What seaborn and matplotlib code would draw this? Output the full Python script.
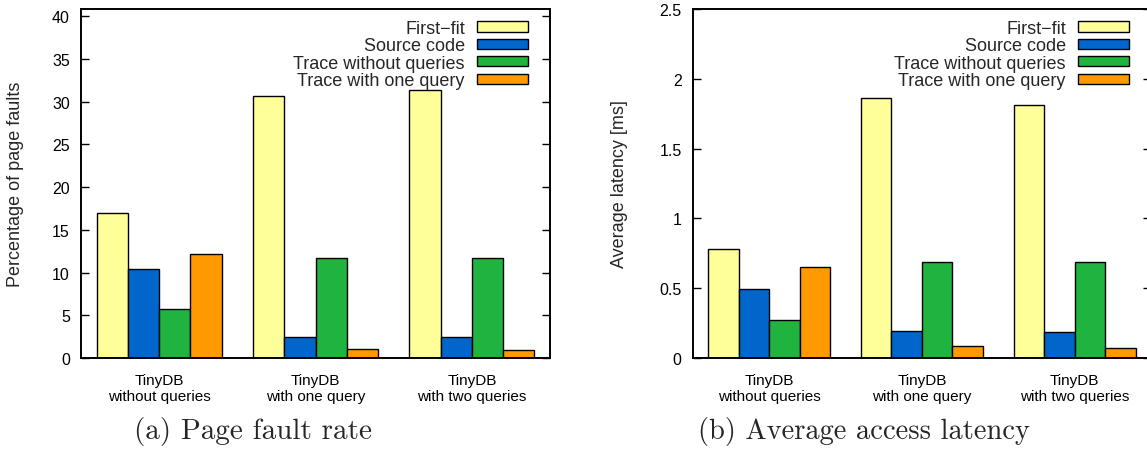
import matplotlib
matplotlib.use("Agg")
import matplotlib.pyplot as plt
from matplotlib.ticker import FuncFormatter
import seaborn as sns
import pandas as pd

# ---- data ----
workloads = ["TinyDB\nwithout queries", "TinyDB\nwith one query", "TinyDB\nwith two queries"]
methods = ["First\u2212fit", "Source code", "Trace without queries", "Trace with one query"]

fault_first_fit = [17.0, 30.7, 31.4]
fault_source_code = [10.4, 2.5, 2.4]
fault_trace_noq = [5.7, 11.7, 11.7]
fault_trace_oneq = [12.2, 1.1, 0.95]

lat_first_fit = [0.78, 1.86, 1.81]
lat_source_code = [0.495, 0.19, 0.185]
lat_trace_noq = [0.275, 0.69, 0.69]
lat_trace_oneq = [0.65, 0.085, 0.075]

colors = ["#FFFF99", "#0066CC", "#20B340", "#FF9900"]

captions = ["(a) Page fault rate", "(b) Average access latency"]
ylabels = ["Percentage of page faults", "Average latency [ms]"]


def long_df(series):
    rows = []
    for m, vals in zip(methods, series):
        for w, v in zip(workloads, vals):
            rows.append({"workload": w, "method": m, "value": v})
    return pd.DataFrame(rows)


df_fault = long_df([fault_first_fit, fault_source_code, fault_trace_noq, fault_trace_oneq])
df_lat = long_df([lat_first_fit, lat_source_code, lat_trace_noq, lat_trace_oneq])

sns.set_theme(style="white")
plt.rcParams["font.family"] = ["Liberation Sans", "DejaVu Sans"]

W, H = 1147, 452
fig = plt.figure(figsize=(W / 100, H / 100), dpi=100)

ax1 = fig.add_axes([81 / W, (H - 359) / H, (550 - 81) / W, 349 / H])
ax2 = fig.add_axes([692.7 / W, (H - 359) / H, (1151 - 692.7) / W, 349 / H])

configs = [
    (ax1, df_fault, (0, 40.85), [0, 5, 10, 15, 20, 25, 30, 35, 40]),
    (ax2, df_lat, (0, 2.5), [0, 0.5, 1, 1.5, 2, 2.5]),
]

for ax, df, ylim, yticks in configs:
    sns.barplot(data=df, x="workload", y="value", hue="method", hue_order=methods,
                order=workloads, palette=colors, ax=ax, width=0.8, gap=0,
                edgecolor="black", linewidth=1.0, saturation=1, legend=True)
    handles, labels = ax.get_legend_handles_labels()
    ax.get_legend().remove()
    axw = ax.get_position().width * W
    axh = ax.get_position().height * H
    ax.legend(handles, labels, loc="upper right",
              bbox_to_anchor=(1 - 22 / axw, 1 - 11 / axh),
              frameon=False, markerfirst=False, fontsize=13,
              handlelength=2.85, handleheight=0.5, handletextpad=0.65,
              labelspacing=0.02, borderpad=0, borderaxespad=0)
    ax.set_ylim(*ylim)
    ax.set_xlim(-0.5, 2.5)
    ax.set_yticks(yticks)
    ax.yaxis.set_major_formatter(FuncFormatter(lambda v, p: f"{v:g}"))
    ax.set_xlabel("")
    ax.set_ylabel("")
    ax.tick_params(axis="y", direction="in", length=6, width=1, right=True,
                   left=True, labelsize=11.5, pad=8, colors="black")
    ax.tick_params(axis="x", length=0, labelsize=11, pad=11, colors="black")
    for lbl in ax.get_xticklabels():
        lbl.set_linespacing(1.12)
    for s in ax.spines.values():
        s.set_visible(True)
        s.set_color("black")
        s.set_linewidth(1.4)
    ax.grid(False)

ax1.set_ylabel(ylabels[0], fontsize=13)
ax2.set_ylabel(ylabels[1], fontsize=13)
ax1.yaxis.set_label_coords(-0.121, 0.5)
ax2.yaxis.set_label_coords(-0.141, 0.5)

fig.text(253 / W, 1 - 432 / H, captions[0], family="cmr10", fontsize=21,
         ha="center", va="center")
fig.text(864 / W, 1 - 432 / H, captions[1], family="cmr10", fontsize=20.5,
         ha="center", va="center")

fig.savefig("out.png", dpi=100)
++++++++
» **Work to do**
From the material above, reproduce everything verbatim except the pictures.

» **Exercise response**
What seaborn and matplotlib code would draw this? Output the full Python script.
import matplotlib
matplotlib.use("Agg")
import matplotlib.pyplot as plt
from matplotlib.ticker import FuncFormatter
import seaborn as sns
import pandas as pd

# ---- data ----
workloads = ["TinyDB\nwithout queries", "TinyDB\nwith one query", "TinyDB\nwith two queries"]
methods = ["First\u2212fit", "Source code", "Trace without queries", "Trace with one query"]

fault_first_fit = [17.0, 30.7, 31.4]
fault_source_code = [10.4, 2.5, 2.4]
fault_trace_noq = [5.7, 11.7, 11.7]
fault_trace_oneq = [12.2, 1.1, 0.95]

lat_first_fit = [0.78, 1.86, 1.81]
lat_source_code = [0.495, 0.19, 0.185]
lat_trace_noq = [0.275, 0.69, 0.69]
lat_trace_oneq = [0.65, 0.085, 0.075]

colors = ["#FFFF99", "#0066CC", "#20B340", "#FF9900"]

captions = ["(a) Page fault rate", "(b) Average access latency"]
ylabels = ["Percentage of page faults", "Average latency [ms]"]


def long_df(series):
    rows = []
    for m, vals in zip(methods, series):
        for w, v in zip(workloads, vals):
            rows.append({"workload": w, "method": m, "value": v})
    return pd.DataFrame(rows)


df_fault = long_df([fault_first_fit, fault_source_code, fault_trace_noq, fault_trace_oneq])
df_lat = long_df([lat_first_fit, lat_source_code, lat_trace_noq, lat_trace_oneq])

sns.set_theme(style="white")
plt.rcParams["font.family"] = ["Liberation Sans", "DejaVu Sans"]

W, H = 1147, 452
fig = plt.figure(figsize=(W / 100, H / 100), dpi=100)

ax1 = fig.add_axes([81 / W, (H - 359) / H, (550 - 81) / W, 349 / H])
ax2 = fig.add_axes([692.7 / W, (H - 359) / H, (1151 - 692.7) / W, 349 / H])

configs = [
    (ax1, df_fault, (0, 40.85), [0, 5, 10, 15, 20, 25, 30, 35, 40]),
    (ax2, df_lat, (0, 2.5), [0, 0.5, 1, 1.5, 2, 2.5]),
]

for ax, df, ylim, yticks in configs:
    sns.barplot(data=df, x="workload", y="value", hue="method", hue_order=methods,
                order=workloads, palette=colors, ax=ax, width=0.8, gap=0,
                edgecolor="black", linewidth=1.0, saturation=1, legend=True)
    handles, labels = ax.get_legend_handles_labels()
    ax.get_legend().remove()
    axw = ax.get_position().width * W
    axh = ax.get_position().height * H
    ax.legend(handles, labels, loc="upper right",
              bbox_to_anchor=(1 - 22 / axw, 1 - 11 / axh),
              frameon=False, markerfirst=False, fontsize=13,
              handlelength=2.85, handleheight=0.5, handletextpad=0.65,
              labelspacing=0.02, borderpad=0, borderaxespad=0)
    ax.set_ylim(*ylim)
    ax.set_xlim(-0.5, 2.5)
    ax.set_yticks(yticks)
    ax.yaxis.set_major_formatter(FuncFormatter(lambda v, p: f"{v:g}"))
    ax.set_xlabel("")
    ax.set_ylabel("")
    ax.tick_params(axis="y", direction="in", length=6, width=1, right=True,
                   left=True, labelsize=11.5, pad=8, colors="black")
    ax.tick_params(axis="x", length=0, labelsize=11, pad=11, colors="black")
    for lbl in ax.get_xticklabels():
        lbl.set_linespacing(1.12)
    for s in ax.spines.values():
        s.set_visible(True)
        s.set_color("black")
        s.set_linewidth(1.4)
    ax.grid(False)

ax1.set_ylabel(ylabels[0], fontsize=13)
ax2.set_ylabel(ylabels[1], fontsize=13)
ax1.yaxis.set_label_coords(-0.121, 0.5)
ax2.yaxis.set_label_coords(-0.141, 0.5)

fig.text(253 / W, 1 - 432 / H, captions[0], family="cmr10", fontsize=21,
         ha="center", va="center")
fig.text(864 / W, 1 - 432 / H, captions[1], family="cmr10", fontsize=20.5,
         ha="center", va="center")

fig.savefig("out.png", dpi=100)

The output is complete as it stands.